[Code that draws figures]
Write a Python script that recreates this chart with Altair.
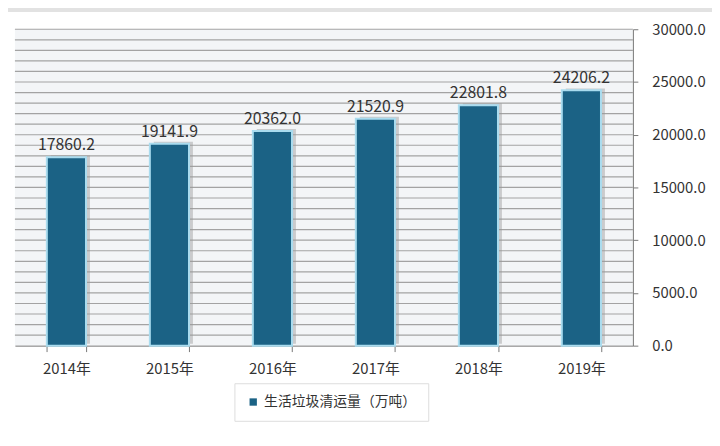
import altair as alt
import pandas as pd

years = ["2014年", "2015年", "2016年", "2017年", "2018年", "2019年"]
values = [17860.2, 19141.9, 20362.0, 21520.9, 22801.8, 24206.2]
series = "生活垃圾清运量（万吨）"

df = pd.DataFrame({"year": years, "value": values, "series": [series] * len(years)})

FONT = "Noto Sans CJK SC"
BAR = "#1b6285"

x = alt.X("year:N", sort=years, title=None,
          scale=alt.Scale(paddingInner=0.62, paddingOuter=0.31),
          axis=alt.Axis(labelAngle=0, labelFontSize=15, labelColor="#333333",
                        labelFont=FONT, labelPadding=10, tickBand="extent",
                        tickSize=6, tickColor="#777777", domainColor="#777777",
                        grid=False))
yaxis = alt.Axis(orient="right", values=list(range(0, 30001, 5000)),
                 format=".1f", labelFontSize=15, labelColor="#333333",
                 labelFont=FONT, labelPadding=14, tickSize=5,
                 tickColor="#777777", domainColor="#777777",
                 grid=False)
yscale = alt.Scale(domain=[0, 30000], nice=False)
y = alt.Y("value:Q", title=None, scale=yscale, axis=yaxis)

grid_vals = pd.DataFrame({"g": list(range(1000, 30001, 1000))})
grid = alt.Chart(grid_vals).mark_rule(color="#a3a3a3", strokeWidth=1.2).encode(
    y=alt.Y("g:Q", title=None, scale=yscale, axis=yaxis)
)

frame = alt.Chart(grid_vals).mark_rule(color="#e2e2e2", strokeWidth=9).encode(
    x=alt.value(-20), x2=alt.value(720), y=alt.value(-22)
)

shadow = alt.Chart(df).mark_bar(color="#9a9a9a", opacity=0.45, xOffset=4, yOffset=-2).encode(
    x=x, y=y
)

bars = alt.Chart(df).mark_bar(stroke="#a9dcef", strokeWidth=2).encode(
    x=x, y=y,
    color=alt.Color("series:N", scale=alt.Scale(domain=[series], range=[BAR]),
                    legend=alt.Legend(title=None, orient="none", legendX=222, legendY=358,
                                      symbolType="square", symbolSize=55,
                                      labelFontSize=14, labelFont=FONT, labelLimit=0,
                                      labelColor="#333333", fillColor="white",
                                      strokeColor="#dddddd", padding=12,
                                      symbolStrokeWidth=0))
)

labels = alt.Chart(df).mark_text(dy=-12, fontSize=16, font=FONT, color="#333333").encode(
    x=x, y=y, text=alt.Text("value:Q", format=".1f")
)

chart = alt.layer(frame, grid, shadow, bars, labels).properties(
    width=625, height=320,
    autosize=alt.AutoSizeParams(type="none"),
    padding={"left": 7, "top": 19, "right": 80, "bottom": 100},
    background="white",
).configure_view(fill="#f3f5f7", stroke=None)

chart.save("out.html", embed_options={"renderer": "svg", "actions": False})
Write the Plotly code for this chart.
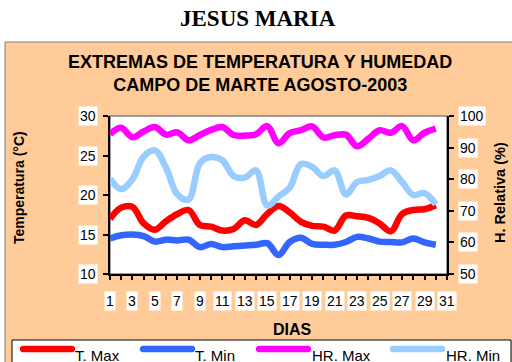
import plotly.graph_objects as go

# Daily records, Campo de Marte, August 2003
days = list(range(1, 31))
t_max = [17.0, 18.4, 18.5, 16.4, 15.6, 16.7, 17.6, 18.1, 16.2, 16.0,
         15.5, 15.7, 16.8, 16.2, 17.6, 18.6, 17.8, 16.6, 16.1, 16.0,
         15.5, 17.4, 17.3, 17.1, 16.4, 15.4, 17.6, 18.1, 18.2, 18.7]
t_min = [14.5, 14.9, 15.0, 14.8, 14.1, 14.35, 14.25, 14.35, 13.4, 13.8,
         13.4, 13.5, 13.6, 13.7, 13.9, 12.4, 14.05, 14.6, 13.8, 13.7,
         13.7, 14.05, 14.7, 14.5, 14.1, 14.05, 14.0, 14.5, 14.0, 13.7]
hr_max = [94.3, 96.3, 93.3, 95.1, 96.5, 94.1, 94.8, 92.3, 94.0, 95.6,
          96.5, 94.0, 93.8, 94.2, 96.8, 91.4, 94.6, 95.5, 96.7, 93.2,
          93.9, 94.1, 90.4, 92.8, 95.5, 94.7, 96.8, 92.3, 94.7, 96.0]
hr_min = [80.2, 76.9, 80.0, 87.2, 89.1, 83.5, 75.2, 73.6, 85.0, 87.0,
          86.0, 81.0, 80.5, 82.8, 71.7, 74.5, 77.4, 84.8, 83.9, 81.0,
          82.8, 75.2, 79.1, 79.8, 81.0, 82.8, 79.1, 75.0, 75.6, 72.0]

x_tick_days = list(range(1, 32))
x_label_days = list(range(1, 32, 2))
temp_ticks = [10, 15, 20, 25, 30]
hum_ticks = [50, 60, 70, 80, 90, 100]

series_names = ["T. Max", "T. Min", "HR. Max", "HR. Min"]
series_values = [t_max, t_min, hr_max, hr_min]
series_colors = ["#FF0000", "#3366FF", "#FF00FF", "#99CCFF"]
series_axes = ["y", "y", "y2", "y2"]

# page geometry (pixels)
W, H = 512, 362
PL, PR, PT, PB = 110, 447, 116, 274
FONT = "Liberation Sans, Arial, sans-serif"


def px(x):
    return (x - PL) / (PR - PL)


def py(y):
    return (PB - y) / (PB - PT)


fig = go.Figure()

for name, vals, col, ax in zip(series_names, series_values, series_colors, series_axes):
    fig.add_trace(go.Scatter(
        x=days, y=vals, name=name, yaxis=ax, mode="lines",
        line=dict(color=col, width=6.5, shape="spline", smoothing=1),
        showlegend=False, hoverinfo="skip",
    ))

axis_common = dict(showgrid=False, zeroline=False, showticklabels=False,
                   tickcolor="#000000", tickwidth=1.5)

fig.update_layout(
    width=W, height=H,
    margin=dict(l=PL, r=W - PR, t=PT, b=H - PB, autoexpand=False),
    paper_bgcolor="#FFFFFF", plot_bgcolor="#FFFFFF",
    xaxis=dict(range=[1, 31], tickvals=x_tick_days, ticks="outside", ticklen=4,
               showline=True, linecolor="#000000", linewidth=2, **axis_common),
    xaxis2=dict(range=[1, 31], tickvals=x_tick_days, ticks="inside", ticklen=4,
                overlaying="x", anchor="y", side="bottom", showline=False, **axis_common),
    yaxis=dict(range=[10, 30], tickvals=temp_ticks, ticks="outside", ticklen=5,
               showline=True, linecolor="#000000", linewidth=2, **axis_common),
    yaxis3=dict(range=[10, 30], tickvals=temp_ticks, ticks="inside", ticklen=5,
                overlaying="y", anchor="x", side="left", showline=False, **axis_common),
    yaxis2=dict(range=[50, 100], tickvals=hum_ticks, ticks="outside", ticklen=5,
                overlaying="y", anchor="x", side="right",
                showline=True, linecolor="#000000", linewidth=2, **axis_common),
    yaxis4=dict(range=[50, 100], tickvals=hum_ticks, ticks="inside", ticklen=5,
                overlaying="y", anchor="x", side="right", showline=False, **axis_common),
)

shapes = [
    # chart area background
    dict(type="rect", xref="paper", yref="paper", layer="below",
         x0=px(5), x1=px(530), y0=py(380), y1=py(42),
         fillcolor="#FFCC99", line=dict(color="#808080", width=1)),
    # plot area
    dict(type="rect", xref="paper", yref="paper", layer="below",
         x0=0, x1=1, y0=0, y1=1,
         fillcolor="#FFFFFF", line=dict(color="#808080", width=1.5)),
    # legend box
    dict(type="rect", xref="paper", yref="paper", layer="below",
         x0=px(12), x1=px(511), y0=py(380), y1=py(340),
         fillcolor="#FFFFFF", line=dict(color="#000000", width=1)),
]

annotations = []

# legend entries: rounded line sample + label
legend_sample_x = [47.5, 167.5, 283.5, 417.5]
legend_text_x = [73, 193, 310, 444]
half, r = 24.5, 3.2
k = 1.33 * r
capsule = (f"M {-half},{-r} L {half},{-r} C {half + k},{-r} {half + k},{r} {half},{r} "
           f"L {-half},{r} C {-half - k},{r} {-half - k},{-r} {-half},{-r} Z")
for name, col, sx, tx in zip(series_names, series_colors, legend_sample_x, legend_text_x):
    shapes.append(dict(type="path", xref="paper", yref="paper",
                       xsizemode="pixel", ysizemode="pixel",
                       xanchor=px(sx), yanchor=py(349), path=capsule,
                       fillcolor=col, line=dict(width=0), layer="above"))
    annotations.append(dict(text=name, xref="paper", yref="paper",
                            x=px(tx), y=py(355), xanchor="left", yanchor="middle",
                            showarrow=False, font=dict(family=FONT, size=15, color="#000000")))

# tick labels on white boxes
for d in x_label_days:
    annotations.append(dict(text=str(d), xref="x", yref="paper", x=d, y=py(301),
                            xanchor="center", yanchor="middle", showarrow=False,
                            bgcolor="#FFFFFF", borderpad=1,
                            font=dict(family=FONT, size=14, color="#000000")))
for t in temp_ticks:
    annotations.append(dict(text=str(t), xref="paper", yref="y", x=px(98), y=t,
                            xanchor="right", yanchor="middle", showarrow=False,
                            bgcolor="#FFFFFF", borderpad=1,
                            font=dict(family=FONT, size=14, color="#000000")))
for h in hum_ticks:
    annotations.append(dict(text=str(h), xref="paper", yref="y2", x=px(458), y=h,
                            xanchor="left", yanchor="middle", showarrow=False,
                            bgcolor="#FFFFFF", borderpad=1,
                            font=dict(family=FONT, size=14, color="#000000")))

# titles
annotations += [
    dict(text="<b>JESUS MARIA</b>", xref="paper", yref="paper", x=px(258), y=py(18),
         xanchor="center", yanchor="middle", showarrow=False,
         font=dict(family="Liberation Serif, Times New Roman, serif", size=23, color="#000000")),
    dict(text="<b>EXTREMAS DE TEMPERATURA Y HUMEDAD<br>CAMPO DE MARTE AGOSTO-2003</b>",
         xref="paper", yref="paper", x=px(260), y=py(73.5),
         xanchor="center", yanchor="middle", showarrow=False,
         font=dict(family=FONT, size=18, color="#000000")),
    dict(text="<b>DIAS</b>", xref="paper", yref="paper", x=px(292), y=py(329),
         xanchor="center", yanchor="middle", showarrow=False,
         font=dict(family=FONT, size=16, color="#000000")),
    dict(text="<b>Temperatura (°C)</b>", xref="paper", yref="paper", x=px(19), y=py(188),
         xanchor="center", yanchor="middle", textangle=-90, showarrow=False,
         font=dict(family=FONT, size=14, color="#000000")),
    dict(text="<b>H. Relativa (%)</b>", xref="paper", yref="paper", x=px(500), y=py(193),
         xanchor="center", yanchor="middle", textangle=-90, showarrow=False,
         font=dict(family=FONT, size=14.5, color="#000000")),
]

fig.update_layout(shapes=shapes, annotations=annotations)

fig.write_html("out.html")
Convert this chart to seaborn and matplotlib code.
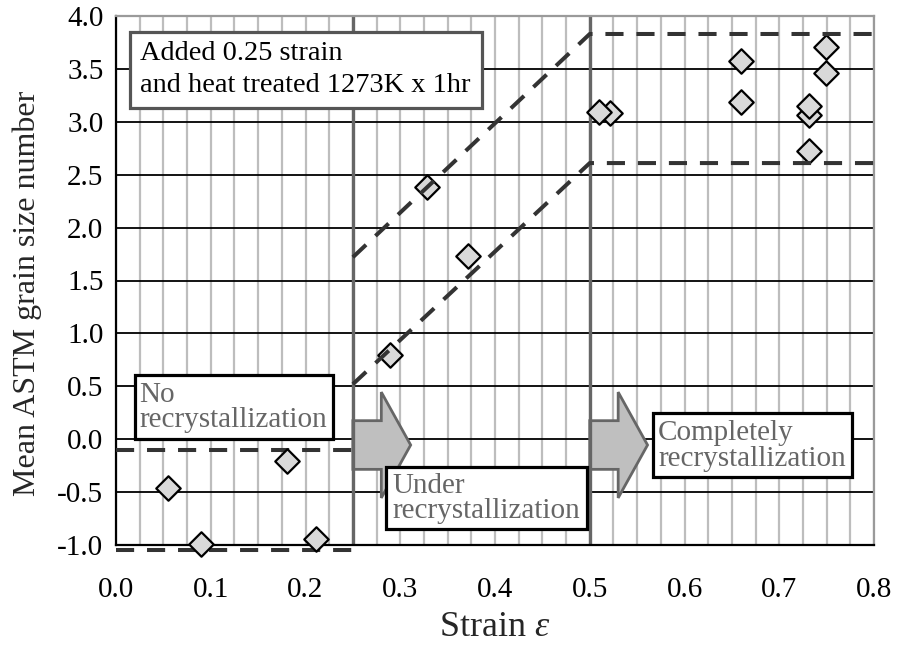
import numpy as np
import pandas as pd
import matplotlib
matplotlib.use("Agg")
import matplotlib.pyplot as plt
from matplotlib.patches import Rectangle, FancyArrow
import seaborn as sns

# ---------------- data ----------------
strain = [0.055, 0.090, 0.180, 0.211, 0.289, 0.328, 0.371,
          0.521, 0.510, 0.660, 0.660, 0.731, 0.731, 0.731, 0.749, 0.749]
grain_size = [-0.46, -0.99, -0.21, -0.94, 0.80, 2.38, 1.73,
              3.08, 3.09, 3.57, 3.19, 2.72, 3.06, 3.15, 3.71, 3.46]

x_ticks = [0.0, 0.1, 0.2, 0.3, 0.4, 0.5, 0.6, 0.7, 0.8]
x_tick_labels = ["0.0", "0.1", "0.2", "0.3", "0.4", "0.5", "0.6", "0.7", "0.8"]
y_ticks = [-1.0, -0.5, 0.0, 0.5, 1.0, 1.5, 2.0, 2.5, 3.0, 3.5, 4.0]
y_tick_labels = ["-1.0", "-0.5", "0.0", "0.5", "1.0", "1.5", "2.0", "2.5", "3.0", "3.5", "4.0"]

region_bounds = [0.25, 0.5]
# guide (band) lines
no_rx_x = [0.0, 0.25]
no_rx_upper = [-0.10, -0.10]
no_rx_lower = [-1.05, -1.05]
upper_band_x = [0.25, 0.5, 0.8]
upper_band_y = [1.72, 3.83, 3.83]
lower_band_x = [0.25, 0.5, 0.8]
lower_band_y = [0.52, 2.61, 2.61]

# ---------------- style ----------------
sns.set_style("white")
plt.rcParams["font.family"] = ["Liberation Serif", "DejaVu Serif"]
plt.rcParams["mathtext.fontset"] = "custom"
plt.rcParams["mathtext.rm"] = "Liberation Serif"
plt.rcParams["mathtext.it"] = "Liberation Serif:italic"
plt.rcParams["axes.unicode_minus"] = False

W, H = 902, 655
fig = plt.figure(figsize=(W / 100, H / 100), dpi=100)
AX_L, AX_R, AX_T, AX_B = 116, 874, 16, 545
ax = fig.add_axes([AX_L / W, (H - AX_B) / H, (AX_R - AX_L) / W, (AX_B - AX_T) / H])


def px2ax(px, py):
    return (px - AX_L) / (AX_R - AX_L), (AX_B - py) / (AX_B - AX_T)


ax.set_xlim(0, 0.8)
ax.set_ylim(-1.0, 4.0)
ax.set_xticks(x_ticks)
ax.set_xticklabels(x_tick_labels)
ax.set_yticks(y_ticks)
ax.set_yticklabels(y_tick_labels)
ax.set_xticks(np.arange(0, 0.8001, 0.025), minor=True)

ax.set_axisbelow(True)
ax.grid(axis="x", which="both", color="#bdbdbd", lw=1.6, zorder=0)
ax.grid(axis="y", which="major", color="black", lw=1.3, zorder=0.5)

for side in ["left", "bottom"]:
    ax.spines[side].set_color("black")
    ax.spines[side].set_linewidth(1.6)
for side in ["top", "right"]:
    ax.spines[side].set_color("#9a9a9a")
    ax.spines[side].set_linewidth(1.6)

ax.tick_params(axis="both", which="major", direction="in", length=6, width=1.5,
               color="black", labelsize=21, labelcolor="black")
ax.tick_params(axis="x", which="major", pad=23)
ax.tick_params(axis="y", which="major", pad=9)
ax.tick_params(which="minor", length=0)

ax.set_xlabel(r"Strain $\varepsilon$", fontsize=26, labelpad=6)
ax.set_ylabel("Mean ASTM grain size number", fontsize=23)
ax.yaxis.set_label_coords(-0.098, 0.476)

# region boundaries
for xb in region_bounds:
    ax.axvline(xb, color="#666666", lw=2.4, zorder=2.5)

# arrows
for x0 in region_bounds:
    arr = FancyArrow(x0, -0.055, 0.061, 0, width=0.46, head_width=1.0,
                     head_length=0.031, length_includes_head=True,
                     fc="#bfbfbf", ec="#666666", lw=2, zorder=2)
    ax.add_patch(arr)

dash = (0, (4.5, 3.2))
dcol = "#333333"
ax.plot(no_rx_x, no_rx_upper, color=dcol, lw=2.9, ls=dash, zorder=2.8, clip_on=False)
ax.plot(no_rx_x, no_rx_lower, color=dcol, lw=2.9, ls=dash, zorder=2.8, clip_on=False)

df = pd.DataFrame({"strain": strain, "grain": grain_size})
sns.scatterplot(data=df, x="strain", y="grain", marker="D", s=155,
                color="#d9d9d9", edgecolor="black", linewidth=1.6,
                zorder=3, clip_on=False, ax=ax, legend=False)

ax.plot(upper_band_x, upper_band_y, color=dcol, lw=2.9, ls=dash, zorder=4, clip_on=False)
ax.plot(lower_band_x, lower_band_y, color=dcol, lw=2.9, ls=dash, zorder=4, clip_on=False)


def box(l, t, r, b, ec):
    x0, y0 = px2ax(l, b)
    x1, y1 = px2ax(r, t)
    ax.add_patch(Rectangle((x0, y0), x1 - x0, y1 - y0, transform=ax.transAxes,
                           fc="white", ec=ec, lw=2.3, zorder=6, clip_on=False))


def line(px, py, s, color, size):
    x, y = px2ax(px, py)
    ax.text(x, y, s, transform=ax.transAxes, ha="left", va="baseline",
            fontsize=size, color=color, zorder=7)


box(130, 32, 482, 108, "#555555")
line(140, 59.5, "Added 0.25 strain", "black", 20.4)
line(140, 92, "and heat treated 1273K x 1hr", "black", 20.4)

box(135, 375, 333, 439, "black")
line(139, 402, "No", "#666666", 21)
line(139, 427, "recrystallization", "#666666", 21)

box(386, 467, 587, 529, "black")
line(392, 493, "Under", "#666666", 21)
line(392, 518.5, "recrystallization", "#666666", 21)

box(653, 413, 852, 477, "black")
line(658, 440, "Completely", "#666666", 21)
line(658, 466, "recrystallization", "#666666", 21)

fig.savefig("out.png", dpi=100)
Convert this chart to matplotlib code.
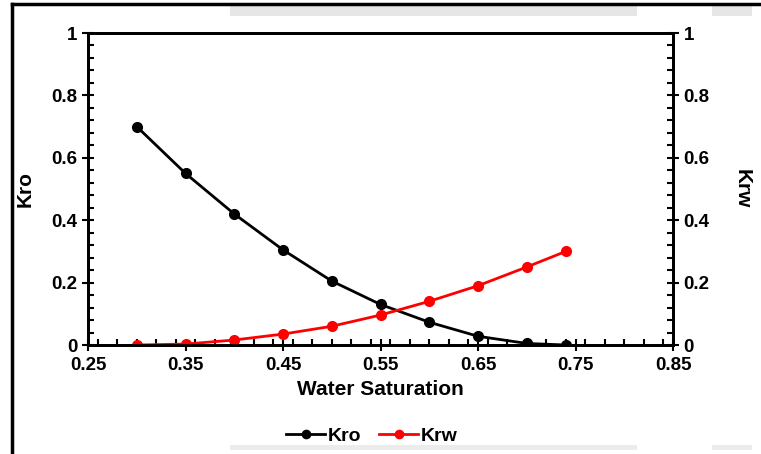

- **PROBLEM DETAILS**
Copy exactly, and copy only, the lines from the one with "Write the Plotly code for this chart." to the one with "hum_ticks = [50, 60, 70, 80, 90, 100]", ends included. Pictures are not part of the copy.

- **SOLUTION FOR THIS PROBLEM**
Write the Plotly code for this chart.
import plotly.graph_objects as go

# Daily records, Campo de Marte, August 2003
days = list(range(1, 31))
t_max = [17.0, 18.4, 18.5, 16.4, 15.6, 16.7, 17.6, 18.1, 16.2, 16.0,
         15.5, 15.7, 16.8, 16.2, 17.6, 18.6, 17.8, 16.6, 16.1, 16.0,
         15.5, 17.4, 17.3, 17.1, 16.4, 15.4, 17.6, 18.1, 18.2, 18.7]
t_min = [14.5, 14.9, 15.0, 14.8, 14.1, 14.35, 14.25, 14.35, 13.4, 13.8,
         13.4, 13.5, 13.6, 13.7, 13.9, 12.4, 14.05, 14.6, 13.8, 13.7,
         13.7, 14.05, 14.7, 14.5, 14.1, 14.05, 14.0, 14.5, 14.0, 13.7]
hr_max = [94.3, 96.3, 93.3, 95.1, 96.5, 94.1, 94.8, 92.3, 94.0, 95.6,
          96.5, 94.0, 93.8, 94.2, 96.8, 91.4, 94.6, 95.5, 96.7, 93.2,
          93.9, 94.1, 90.4, 92.8, 95.5, 94.7, 96.8, 92.3, 94.7, 96.0]
hr_min = [80.2, 76.9, 80.0, 87.2, 89.1, 83.5, 75.2, 73.6, 85.0, 87.0,
          86.0, 81.0, 80.5, 82.8, 71.7, 74.5, 77.4, 84.8, 83.9, 81.0,
          82.8, 75.2, 79.1, 79.8, 81.0, 82.8, 79.1, 75.0, 75.6, 72.0]

x_tick_days = list(range(1, 32))
x_label_days = list(range(1, 32, 2))
temp_ticks = [10, 15, 20, 25, 30]
hum_ticks = [50, 60, 70, 80, 90, 100]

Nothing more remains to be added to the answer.